The team's new findings build on earlier work addressing the challenge of merging optical fibers with silicon chips. Rather than merge a flat chip with a round optical fiber, the team found a way to build a new kind of optical fiber with its own integrated electronic component, bypassing the need to integrate fiber-optics with chip-based electronics. To do this, they used high-pressure chemical vapor deposition to deposit semiconducting materials directly into holes in optical fibers.
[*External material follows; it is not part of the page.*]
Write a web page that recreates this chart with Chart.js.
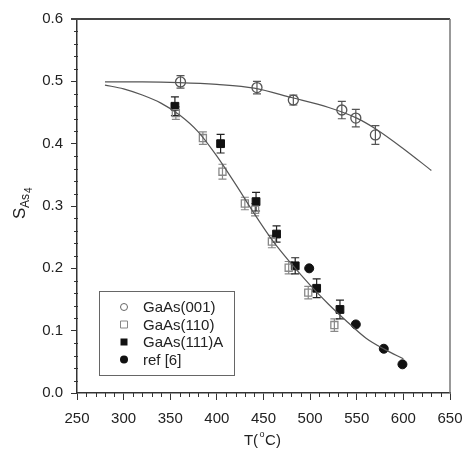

In their new research, the team members have used the same high-pressure chemistry techniques to make a fiber out of crystalline silicon that can function as a photovoltaic cell. "Our goal is to extend high-performance electronic and solar-cell function to longer lengths and to more flexible forms. We already have made meters-long fibers but, in principle, our team's new method could be used to create bendable silicon solar-cell fibers of over 10 meters in length," says John Badding, a professor of chemistry at Penn State University. "Long, fiber-based solar cells give us the potential to do something we couldn't really do before: We can take the silicon fibers and weave them together into a fabric with a wide range of applications such as power generation, battery charging, chemical sensing, and biomedical devices."
The military especially is interested in designing wearable power sources for soldiers in the field, Badding notes.
"Another intriguing property of these silicon-fiber devices is that as they are so compact, they can have a very fast response to visible laser light," says Pier J. A. Sazio of the University of Southampton. "In fact, we fabricated fiber-based photodetectors with a bandwidth of over 1.8 GHz."